The early scenes promise as much subtlety as yanking on the heartstrings. The introduction efficiently sketches the extent of Emilio's dementia, the quiet horror of it and the effect it's having on those around him, and the way those residents who can still communicate take their time about opening up suggests the film is headed interesting places.

But then Ferreras starts to bring in the big guns, just in case anyone's not yet grabbing for the tissues, and he employs precious little subtlety in the process. Roll call at the home is the first clue as to how much of a product Wrinkles is, for all its good intentions. The little old lady forever searching for a phone to call home, the hoarder, the widow lost in the past - while they're all rooted in real pain and real concerns they're plainly also there to check off another box on the list.

The sight of another resident who's largely in a vegetative state, looked after by his long-suffering childhood sweetheart, is the pinnacle of this kind of weapons-grade sap. The sequence where the sweetheart explains what brought the two of them together is genuinely heartbreaking, one of the few high points in the film, but you're always, always fully aware this guy is in there so Emilio can see what he's got coming.

And it gets more and more painfully, grindingly obvious Wrinkles is doggedly following the playbook, from the reduction of the supporting cast to stock types to the yawningly predictable reminder that oh, look, old men still like large breasts - or at least comically perverted old men do - and into the terrified whispers about The First Floor, where they send all the residents who've finally lost their faculties for good.

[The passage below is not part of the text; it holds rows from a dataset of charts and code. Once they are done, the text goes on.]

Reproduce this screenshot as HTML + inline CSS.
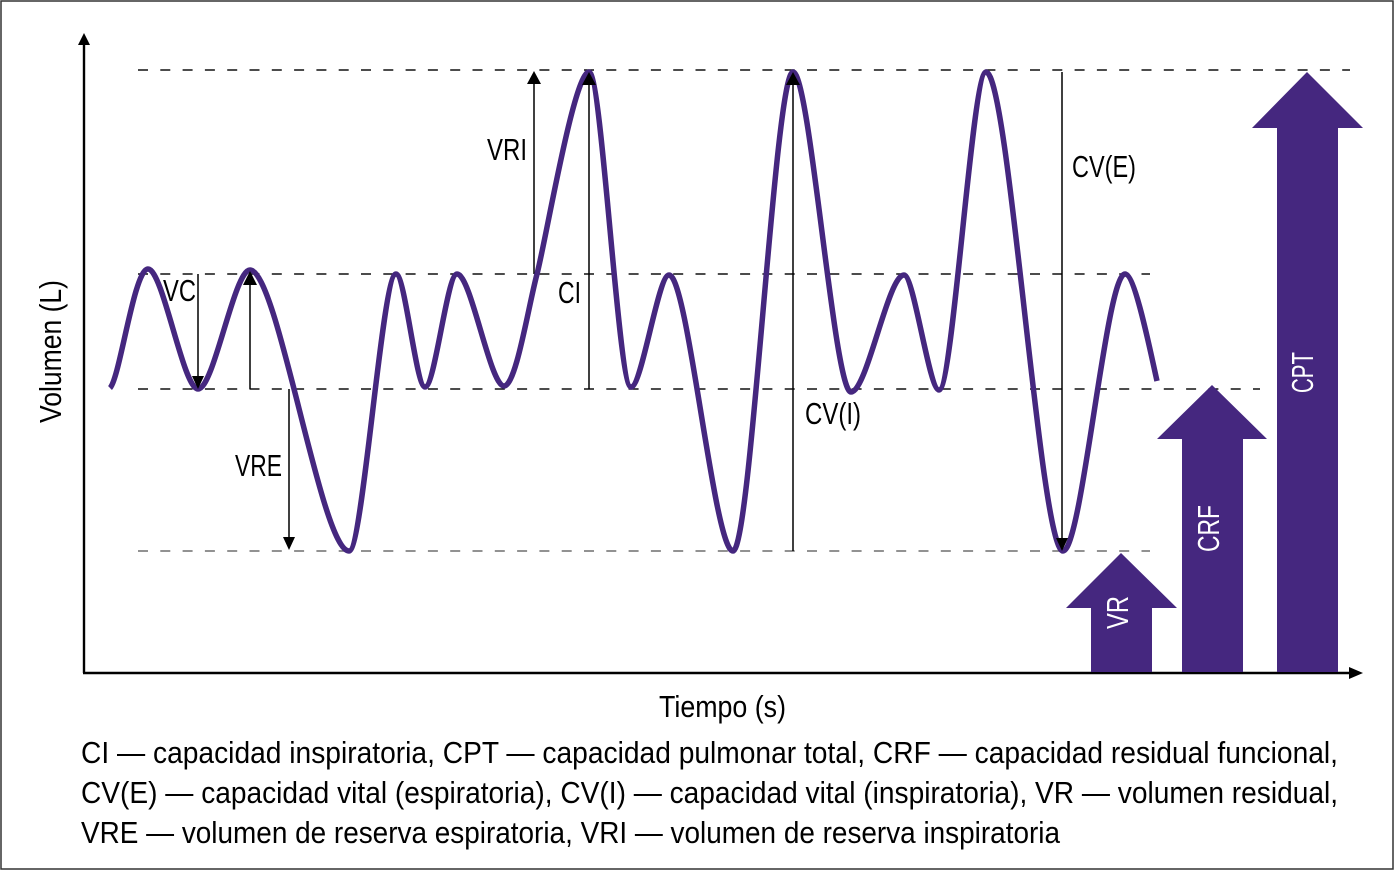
<!DOCTYPE html>
<html>
<head>
<meta charset="utf-8">
<style>
html,body{margin:0;padding:0;background:#fff;}
svg{display:block;}
text{font-family:"Liberation Sans",sans-serif;}
</style>
</head>
<body>
<svg width="1395" height="871" viewBox="0 0 1395 871" xmlns="http://www.w3.org/2000/svg">
<rect x="0" y="0" width="1395" height="871" fill="#fff"/>
<rect x="1" y="1" width="1392" height="868" fill="none" stroke="#333" stroke-width="1.5"/>

<!-- dashed reference lines -->
<g fill="none" stroke-width="1.4" stroke-dasharray="10 12.3">
  <line x1="138" y1="70" x2="1350" y2="70" stroke="#111"/>
  <line x1="138" y1="274" x2="1150" y2="274" stroke="#111"/>
  <line x1="138" y1="389" x2="1260" y2="389" stroke="#111"/>
  <line x1="138" y1="551" x2="1150" y2="551" stroke="#6e6e6e"/>
</g>

<!-- axes -->
<g stroke="#000" stroke-width="2.4" fill="none">
  <line x1="84" y1="673" x2="84" y2="44"/>
  <line x1="83" y1="673" x2="1350" y2="673"/>
</g>
<polygon points="84,33 78,45 90,45" fill="#000"/>
<polygon points="1363,673 1349,667 1349,679" fill="#000"/>

<!-- purple arrows -->
<g fill="#45277f">
  <polygon points="1307,72 1363,128 1338,128 1338,672 1277,672 1277,128 1252,128"/>
  <polygon points="1212,385 1267,439 1243,439 1243,672 1182,672 1182,439 1157,439"/>
  <polygon points="1121,553 1177,608 1152,608 1152,672 1091,672 1091,608 1066,608"/>
</g>
<g fill="#fff" font-size="31">
  <text transform="translate(1313,393) rotate(-90)" textLength="41" lengthAdjust="spacingAndGlyphs">CPT</text>
  <text transform="translate(1219,552) rotate(-90)" textLength="47" lengthAdjust="spacingAndGlyphs">CRF</text>
  <text transform="translate(1128,629) rotate(-90)" textLength="33" lengthAdjust="spacingAndGlyphs">VR</text>
</g>

<!-- annotation lines -->
<g stroke="#000" stroke-width="1.5" fill="none">
  <line x1="198" y1="274" x2="198" y2="378"/>
  <line x1="250" y1="389" x2="250" y2="282"/>
  <line x1="289" y1="389" x2="289" y2="540"/>
  <line x1="534" y1="274" x2="534" y2="82"/>
  <line x1="589" y1="389" x2="589" y2="82"/>
  <line x1="793" y1="551" x2="793" y2="82"/>
  <line x1="1062" y1="72" x2="1062" y2="540"/>
</g>

<!-- breathing curve -->
<path fill="none" stroke="#45277f" stroke-width="5.5" stroke-linecap="butt" stroke-linejoin="round"
d="M110,388 C120,378 134,269 148,269
C163,269 183,389 198,389
C214,389 234,270 250,270
C278,270 321,551 349,551
C363,551 382,274 396,274
C405,274 416,387 425,387
C435,387 447,274 457,274
C471,274 490,386 504,386
C516,386 528,308 537,274
C546,240 574,72 589,72
C602,72 618,387 631,387
C642,387 658,275 669,275
C688,275 714,551 733,551
C751,551 775,72 793,72
C810,72 834,392 851,392
C867,392 888,275 904,275
C914,275 929,390 939,390
C953,390 972,72 986,72
C1009,72 1040,551 1063,551
C1082,551 1106,274 1125,274
C1135,274 1150,350 1157,381"/>

<!-- arrowheads -->
<g fill="#000">
  <polygon points="198,389 192,376 204,376"/>
  <polygon points="250,271 243,285 257,285"/>
  <polygon points="289,550 283,537 295,537"/>
  <polygon points="534,71 527,84 541,84"/>
  <polygon points="589,72 582,85 596,85"/>
  <polygon points="793,72 786,85 800,85"/>
  <polygon points="1062,551 1056,538 1068,538"/>
</g>

<!-- labels -->
<g fill="#000" font-size="31">
  <text x="163" y="301" textLength="33" lengthAdjust="spacingAndGlyphs">VC</text>
  <text x="235" y="476" textLength="47" lengthAdjust="spacingAndGlyphs">VRE</text>
  <text x="487" y="160" textLength="40" lengthAdjust="spacingAndGlyphs">VRI</text>
  <text x="558" y="303" textLength="23" lengthAdjust="spacingAndGlyphs">CI</text>
  <text x="805" y="424" textLength="56" lengthAdjust="spacingAndGlyphs">CV(I)</text>
  <text x="1072" y="177" textLength="64" lengthAdjust="spacingAndGlyphs">CV(E)</text>
  <text x="659" y="717" textLength="127" lengthAdjust="spacingAndGlyphs">Tiempo (s)</text>
  <text transform="translate(61,423) rotate(-90)" textLength="143" lengthAdjust="spacingAndGlyphs">Volumen (L)</text>
</g>

<!-- caption -->
<g fill="#000" font-size="31">
  <text x="81" y="763" textLength="1257" lengthAdjust="spacingAndGlyphs">CI — capacidad inspiratoria, CPT — capacidad pulmonar total, CRF — capacidad residual funcional,</text>
  <text x="81" y="803" textLength="1257" lengthAdjust="spacingAndGlyphs">CV(E) — capacidad vital (espiratoria), CV(I) — capacidad vital (inspiratoria), VR — volumen residual,</text>
  <text x="81" y="843" textLength="979" lengthAdjust="spacingAndGlyphs">VRE — volumen de reserva espiratoria, VRI — volumen de reserva inspiratoria</text>
</g>
</svg>
</body>
</html>
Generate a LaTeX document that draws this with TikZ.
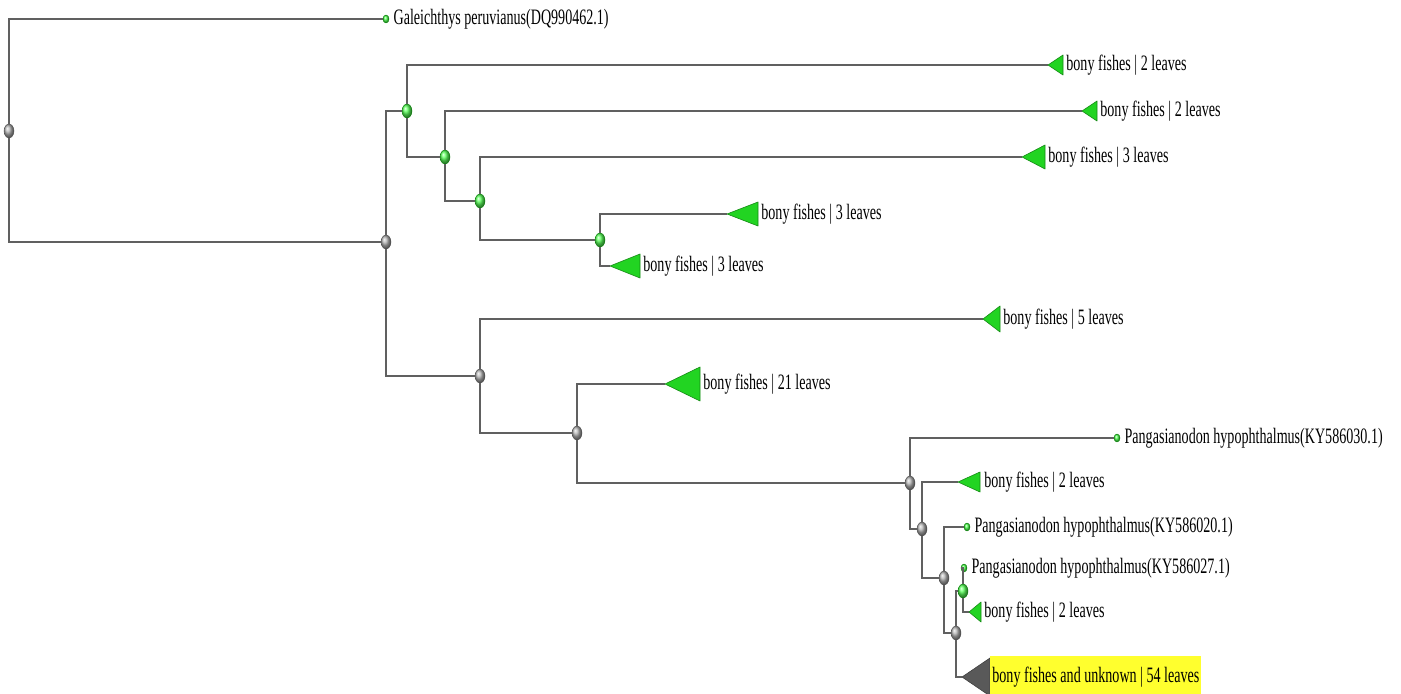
\documentclass[tikz,border=0pt]{standalone}
\usepackage{fontspec}
\setmainfont{Liberation Serif}[FakeStretch=0.64]
\usetikzlibrary{shapes.geometric,positioning}
\definecolor{branchgray}{HTML}{606060}
\definecolor{cladegreen}{HTML}{22D422}
\definecolor{hiyellow}{HTML}{FFFF2E}
\tikzset{
  % one pixel of the tree is half a point, y runs down the page
  branch/.style = {line width=1pt, branchgray, line join=miter},
  inode/.style  = {ellipse, minimum width=5pt, minimum height=7pt,
                   inner sep=0pt, ball color=gray!60, draw=gray!60!black,
                   line width=0.2pt},
  gnode/.style  = {inode, ball color=green!65, draw=green!50!black},
  tipdot/.style = {ellipse, minimum width=3pt, minimum height=4pt,
                   inner sep=0pt, ball color=green!70, draw=green!50!black,
                   line width=0.2pt},
  clade/.style  = {fill=cladegreen, draw=cladegreen!65!black,
                   line width=0.3pt, line join=round},
  dclade/.style = {clade, fill=black!65, draw=black!75},
  taxon/.style  = {font=\fontsize{11}{13}\selectfont, inner sep=1pt},
}

\begin{document}
\begin{tikzpicture}[x=0.5pt, y=-0.5pt]
    \useasboundingbox (0,0) rectangle (1401,694);

    % inner nodes
    \node[inode] (R) at (9,131)   {};
    \node[inode] (E) at (386,242) {};
    \node[gnode] (A) at (407,111) {};
    \node[gnode] (B) at (445,157) {};
    \node[gnode] (C) at (480,201) {};
    \node[gnode] (D) at (600,240) {};
    \node[inode] (F) at (480,376) {};
    \node[inode] (G) at (577,433) {};
    \node[inode] (H) at (910,483) {};
    \node[inode] (I) at (922,529) {};
    \node[inode] (J) at (944,578) {};
    \node[inode] (K) at (956,633) {};
    \node[gnode] (L) at (963,591) {};

    % single sequences
    \node[tipdot] (gal)  at (386,19)   {};
    \node[tipdot] (kyA)  at (1117,438) {};
    \node[tipdot] (kyB)  at (967,527)  {};
    \node[tipdot] (kyC)  at (964,568)  {};

    % collapsed clades, apex on the branch
    \coordinate (c1)  at (1048,65);
    \coordinate (c2)  at (1082,111);
    \coordinate (c3)  at (1022,157);
    \coordinate (c4)  at (727,214);
    \coordinate (c5)  at (610,266);
    \coordinate (c6)  at (983,319);
    \coordinate (c7)  at (665,384);
    \coordinate (c8)  at (958,482);
    \coordinate (c9)  at (969,612);
    \coordinate (c10) at (962,677);

    \draw[branch] (R) |- (gal);
    \draw[branch] (R) |- (E);
    \draw[branch] (E) |- (A);
    \draw[branch] (E) |- (F);
    \draw[branch] (A) |- (c1);
    \draw[branch] (A) |- (B);
    \draw[branch] (B) |- (c2);
    \draw[branch] (B) |- (C);
    \draw[branch] (C) |- (c3);
    \draw[branch] (C) |- (D);
    \draw[branch] (D) |- (c4);
    \draw[branch] (D) |- (c5);
    \draw[branch] (F) |- (c6);
    \draw[branch] (F) |- (G);
    \draw[branch] (G) |- (c7);
    \draw[branch] (G) |- (H);
    \draw[branch] (H) |- (kyA);
    \draw[branch] (H) |- (I);
    \draw[branch] (I) |- (c8);
    \draw[branch] (I) |- (J);
    \draw[branch] (J) |- (kyB);
    \draw[branch] (J) |- (K);
    \draw[branch] (K) |- (L);
    \draw[branch] (K) |- (c10);
    \draw[branch] (L) |- (kyC);
    \draw[branch] (L) |- (c9);

    \fill[clade]  (c1)  -- ++(15,-10) -- ++(0,20) -- cycle;
    \fill[clade]  (c2)  -- ++(15,-10) -- ++(0,20) -- cycle;
    \fill[clade]  (c3)  -- ++(23,-12) -- ++(0,24) -- cycle;
    \fill[clade]  (c4)  -- ++(31,-12) -- ++(0,24) -- cycle;
    \fill[clade]  (c5)  -- ++(30,-12) -- ++(0,24) -- cycle;
    \fill[clade]  (c6)  -- ++(17,-13) -- ++(0,26) -- cycle;
    \fill[clade]  (c7)  -- ++(35,-17) -- ++(0,34) -- cycle;
    \fill[clade]  (c8)  -- ++(22,-10) -- ++(0,20) -- cycle;
    \fill[clade]  (c9)  -- ++(12,-10) -- ++(0,20) -- cycle;
    \fill[dclade] (c10) -- ++(28,-19) -- ++(0,38) -- cycle;

    \node[taxon, right=1pt of gal]   {Galeichthys peruvianus(DQ990462.1)};
    \node[taxon, right=8pt of c1]    {bony fishes | 2 leaves};
    \node[taxon, right=8pt of c2]    {bony fishes | 2 leaves};
    \node[taxon, right=12pt of c3]   {bony fishes | 3 leaves};
    \node[taxon, right=16pt of c4]   {bony fishes | 3 leaves};
    \node[taxon, right=15.5pt of c5] {bony fishes | 3 leaves};
    \node[taxon, right=9pt of c6]    {bony fishes | 5 leaves};
    \node[taxon, right=18pt of c7]   {bony fishes | 21 leaves};
    \node[taxon, right=1pt of kyA]   {Pangasianodon hypophthalmus(KY586030.1)};
    \node[taxon, right=12pt of c8]   {bony fishes | 2 leaves};
    \node[taxon, right=1pt of kyB]   {Pangasianodon hypophthalmus(KY586020.1)};
    \node[taxon, right=1pt of kyC]   {Pangasianodon hypophthalmus(KY586027.1)};
    \node[taxon, right=6.5pt of c9]  {bony fishes | 2 leaves};
    \node[taxon, right=14pt of c10, fill=hiyellow, minimum height=21pt]
        {bony fishes and unknown | 54 leaves};
\end{tikzpicture}
\end{document}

Don't let me end up there, people plead, watching the light from the elevator at the end of the hall like something out of The Shining - as if it wasn't enough to have a sneak preview of the indignities coming up, we have to have a hushed Greek chorus reminding us this is a terrible, terrible thing every five minutes as if we'd forget otherwise.

And it doesn't stop there. Not to spoil things (since, you know, people are going to disagree) but there's something deeply annoying about how cut and dried the morality behind Wrinkles is. Suffice it to say any character with harsh words for anyone else has contritely taken them back, everyone accepts old age is wonderful for all the pain it brings and all but openly apologises for ever having complained.

Lee Chang-Dong this ain't - there are moments of loss, yes, but they're resolutely sidelined to make sure we appreciate how friendship is magic and anyone who suggests otherwise is a party pooper. Not to mention the younger generation have even less depth, with never a mention of what it costs them to care for the elderly beyond those few minutes the introduction devotes to the idea.

Wrinkles means well. It does. But good intentions can't make up for this many workmanlike, jaded narrative shortcuts and childish, reductive emotional manipulation. The idea old age could be rainbows and kittens if you'd only try just ends up faintly insulting - and given the film specifically goes about refuting more or less every single piece of gallows humour anyone brings up, it's hard to see what other conclusion you're supposed to draw.

Lee Chang-Dong's Poetry and its breathtaking, astonishing ending encompasses more about growing old in the space of a single scene than all ninety minutes of Wrinkles - Lee's film covers loss, pain and sorrow, but laughter and transcendent joy as well. Wrinkles is a Hallmark card next to a statement like that - the sentiment is there, but it's a silly, ephemeral facsimile of the real experience it purports to deal with and pretty much impossible to recommend.

(Wrinkles was screened at the 18th Bradford International Film Festival, held in the UK National Media Museum in Bradford from 19th-29th April 2012.)